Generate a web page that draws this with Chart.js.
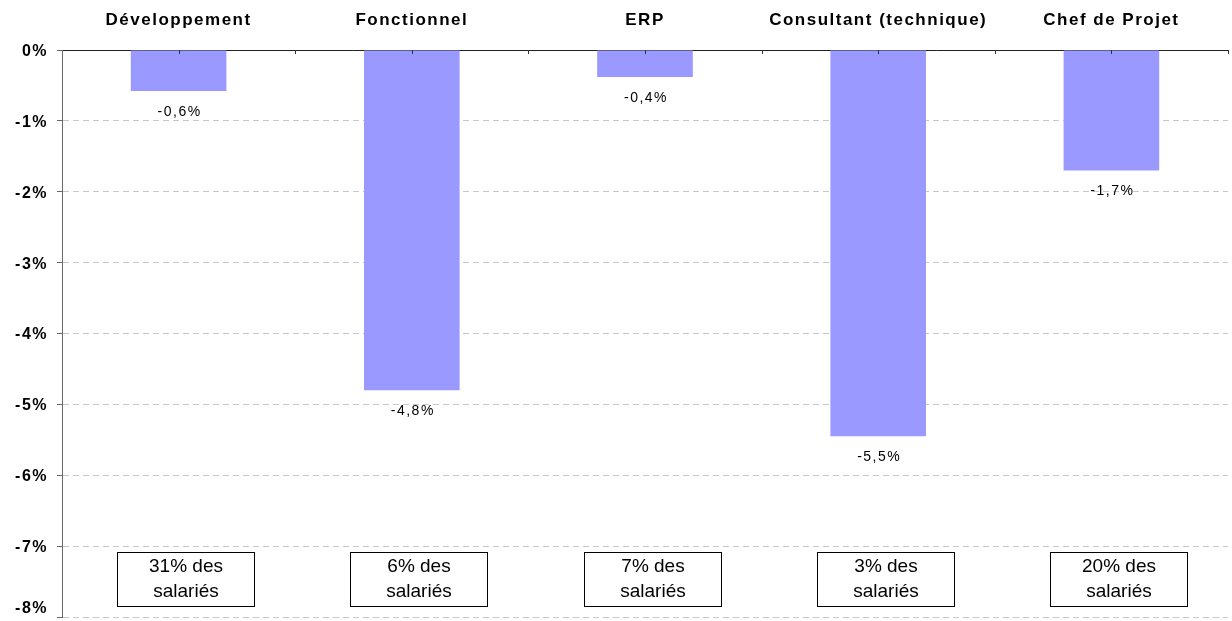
<!DOCTYPE html>
<html>
<head>
<meta charset="utf-8">
<script src="https://cdn.jsdelivr.net/npm/chart.js@4/dist/chart.umd.min.js"></script>
<style>
html,body{margin:0;padding:0;background:#fff;}
canvas{display:block;}
</style>
</head>
<body>
<canvas id="c" width="1232" height="621"></canvas>
<script>
const categories = ['Développement', 'Fonctionnel', 'ERP', 'Consultant (technique)', 'Chef de Projet'];
const values = [-0.58, -4.8, -0.38, -5.45, -1.7];
const valueLabels = ['-0,6%', '-4,8%', '-0,4%', '-5,5%', '-1,7%'];
const shareLabels = ['31% des', '6% des', '7% des', '3% des', '20% des'];
const shareSecondLine = 'salariés';
const yMin = -8, yMax = 0, yStep = 1;

const FONT = "'Liberation Sans', Arial, sans-serif";

const spacingPlugin = {
  id: 'spacing',
  beforeDraw(chart) { chart.ctx.letterSpacing = '1.5px'; }
};

const valueLabelPlugin = {
  id: 'valueLabels',
  afterDatasetsDraw(chart) {
    const ctx = chart.ctx;
    const meta = chart.getDatasetMeta(0);
    ctx.save();
    ctx.letterSpacing = '1.5px';
    ctx.font = '14px ' + FONT;
    ctx.fillStyle = '#000';
    ctx.textAlign = 'center';
    ctx.textBaseline = 'middle';
    meta.data.forEach((bar, i) => {
      ctx.fillText(valueLabels[i], bar.x + 1, bar.y + 21);
    });
    ctx.restore();
  }
};

const boxPlugin = {
  id: 'shareBoxes',
  afterDraw(chart) {
    const ctx = chart.ctx;
    const xs = chart.scales.x, ys = chart.scales.y;
    const top = Math.round(ys.getPixelForValue(-7.08)) + 0.5;
    const bottom = Math.round(ys.getPixelForValue(-7.84)) + 0.5;
    const w = 137;
    ctx.save();
    ctx.letterSpacing = '0px';
    categories.forEach((c, i) => {
      const cx = xs.getPixelForValue(i) + 7;
      const left = Math.round(cx - w / 2) + 0.5;
      ctx.fillStyle = '#fff';
      ctx.fillRect(left, top, w, bottom - top);
      ctx.strokeStyle = '#000';
      ctx.lineWidth = 1;
      ctx.strokeRect(left, top, w, bottom - top);
      ctx.fillStyle = '#000';
      ctx.font = '19px ' + FONT;
      ctx.textAlign = 'center';
      ctx.textBaseline = 'middle';
      ctx.fillText(shareLabels[i], left + w / 2, top + 14);
      ctx.fillText(shareSecondLine, left + w / 2, top + 39);
    });
    // inner tick marks on the top axis
    const half = (xs.getPixelForValue(1) - xs.getPixelForValue(0)) / 2;
    ctx.strokeStyle = '#333';
    ctx.lineWidth = 1;
    ctx.beginPath();
    categories.forEach((c, i) => {
      const x = Math.round(xs.getPixelForValue(i)) + 0.5;
      ctx.moveTo(x, xs.bottom); ctx.lineTo(x, xs.bottom + 4);
      const xb = Math.round(xs.getPixelForValue(i) + half) + 0.5;
      ctx.moveTo(xb, xs.bottom); ctx.lineTo(xb, xs.bottom + 4);
    });
    ctx.stroke();
    ctx.restore();
  }
};

new Chart(document.getElementById('c'), {
  type: 'bar',
  data: {
    labels: categories,
    datasets: [{
      data: values,
      backgroundColor: '#9999FF',
      borderWidth: 0,
      barPercentage: 0.41,
      categoryPercentage: 1
    }]
  },
  options: {
    responsive: false,
    animation: false,
    devicePixelRatio: 1,
    layout: { padding: { left: 0, right: 4, top: 0, bottom: 4 } },
    plugins: { legend: { display: false }, tooltip: { enabled: false } },
    scales: {
      x: {
        position: 'top',
        grid: { display: false, drawTicks: false },
        border: { display: true, color: '#222', width: 1 },
        ticks: { color: '#000', font: { family: FONT, size: 17, weight: 'bold' }, padding: 19, maxRotation: 0, autoSkip: false },
        afterFit(s) { s.height = 50; s.paddingLeft = 0; s.paddingRight = 0; }
      },
      y: {
        min: yMin, max: yMax,
        grid: {
          color: (c) => (c.tick && c.tick.value === 0) ? 'rgba(0,0,0,0)' : '#c8c8c8',
          lineWidth: 1,
          drawTicks: true,
          tickLength: 5,
          tickColor: '#666'
        },
        border: { display: true, color: '#6a6a6a', width: 1, dash: [6, 4] },
        ticks: {
          stepSize: yStep,
          color: '#000',
          font: { family: FONT, size: 16, weight: 'bold' },
          padding: 9,
          labelOffset: 1.5,
          callback: (v) => v === yMin ? [v + '%', ''] : v + '%'
        },
        afterFit(s) { s.width = 62; s.paddingTop = 0; s.paddingBottom = 0; }
      }
    }
  },
  plugins: [spacingPlugin, valueLabelPlugin, boxPlugin]
});
</script>
</body>
</html>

________________________

- **Requirement**: From the material above, reproduce everything verbatim except the pictures.

- **Output**:
Generate a web page that draws this with Chart.js.
<!DOCTYPE html>
<html>
<head>
<meta charset="utf-8">
<script src="https://cdn.jsdelivr.net/npm/chart.js@4/dist/chart.umd.min.js"></script>
<style>
html,body{margin:0;padding:0;background:#fff;}
canvas{display:block;}
</style>
</head>
<body>
<canvas id="c" width="1232" height="621"></canvas>
<script>
const categories = ['Développement', 'Fonctionnel', 'ERP', 'Consultant (technique)', 'Chef de Projet'];
const values = [-0.58, -4.8, -0.38, -5.45, -1.7];
const valueLabels = ['-0,6%', '-4,8%', '-0,4%', '-5,5%', '-1,7%'];
const shareLabels = ['31% des', '6% des', '7% des', '3% des', '20% des'];
const shareSecondLine = 'salariés';
const yMin = -8, yMax = 0, yStep = 1;

const FONT = "'Liberation Sans', Arial, sans-serif";

const spacingPlugin = {
  id: 'spacing',
  beforeDraw(chart) { chart.ctx.letterSpacing = '1.5px'; }
};

const valueLabelPlugin = {
  id: 'valueLabels',
  afterDatasetsDraw(chart) {
    const ctx = chart.ctx;
    const meta = chart.getDatasetMeta(0);
    ctx.save();
    ctx.letterSpacing = '1.5px';
    ctx.font = '14px ' + FONT;
    ctx.fillStyle = '#000';
    ctx.textAlign = 'center';
    ctx.textBaseline = 'middle';
    meta.data.forEach((bar, i) => {
      ctx.fillText(valueLabels[i], bar.x + 1, bar.y + 21);
    });
    ctx.restore();
  }
};

const boxPlugin = {
  id: 'shareBoxes',
  afterDraw(chart) {
    const ctx = chart.ctx;
    const xs = chart.scales.x, ys = chart.scales.y;
    const top = Math.round(ys.getPixelForValue(-7.08)) + 0.5;
    const bottom = Math.round(ys.getPixelForValue(-7.84)) + 0.5;
    const w = 137;
    ctx.save();
    ctx.letterSpacing = '0px';
    categories.forEach((c, i) => {
      const cx = xs.getPixelForValue(i) + 7;
      const left = Math.round(cx - w / 2) + 0.5;
      ctx.fillStyle = '#fff';
      ctx.fillRect(left, top, w, bottom - top);
      ctx.strokeStyle = '#000';
      ctx.lineWidth = 1;
      ctx.strokeRect(left, top, w, bottom - top);
      ctx.fillStyle = '#000';
      ctx.font = '19px ' + FONT;
      ctx.textAlign = 'center';
      ctx.textBaseline = 'middle';
      ctx.fillText(shareLabels[i], left + w / 2, top + 14);
      ctx.fillText(shareSecondLine, left + w / 2, top + 39);
    });
    // inner tick marks on the top axis
    const half = (xs.getPixelForValue(1) - xs.getPixelForValue(0)) / 2;
    ctx.strokeStyle = '#333';
    ctx.lineWidth = 1;
    ctx.beginPath();
    categories.forEach((c, i) => {
      const x = Math.round(xs.getPixelForValue(i)) + 0.5;
      ctx.moveTo(x, xs.bottom); ctx.lineTo(x, xs.bottom + 4);
      const xb = Math.round(xs.getPixelForValue(i) + half) + 0.5;
      ctx.moveTo(xb, xs.bottom); ctx.lineTo(xb, xs.bottom + 4);
    });
    ctx.stroke();
    ctx.restore();
  }
};

new Chart(document.getElementById('c'), {
  type: 'bar',
  data: {
    labels: categories,
    datasets: [{
      data: values,
      backgroundColor: '#9999FF',
      borderWidth: 0,
      barPercentage: 0.41,
      categoryPercentage: 1
    }]
  },
  options: {
    responsive: false,
    animation: false,
    devicePixelRatio: 1,
    layout: { padding: { left: 0, right: 4, top: 0, bottom: 4 } },
    plugins: { legend: { display: false }, tooltip: { enabled: false } },
    scales: {
      x: {
        position: 'top',
        grid: { display: false, drawTicks: false },
        border: { display: true, color: '#222', width: 1 },
        ticks: { color: '#000', font: { family: FONT, size: 17, weight: 'bold' }, padding: 19, maxRotation: 0, autoSkip: false },
        afterFit(s) { s.height = 50; s.paddingLeft = 0; s.paddingRight = 0; }
      },
      y: {
        min: yMin, max: yMax,
        grid: {
          color: (c) => (c.tick && c.tick.value === 0) ? 'rgba(0,0,0,0)' : '#c8c8c8',
          lineWidth: 1,
          drawTicks: true,
          tickLength: 5,
          tickColor: '#666'
        },
        border: { display: true, color: '#6a6a6a', width: 1, dash: [6, 4] },
        ticks: {
          stepSize: yStep,
          color: '#000',
          font: { family: FONT, size: 16, weight: 'bold' },
          padding: 9,
          labelOffset: 1.5,
          callback: (v) => v === yMin ? [v + '%', ''] : v + '%'
        },
        afterFit(s) { s.width = 62; s.paddingTop = 0; s.paddingBottom = 0; }
      }
    }
  },
  plugins: [spacingPlugin, valueLabelPlugin, boxPlugin]
});
</script>
</body>
</html>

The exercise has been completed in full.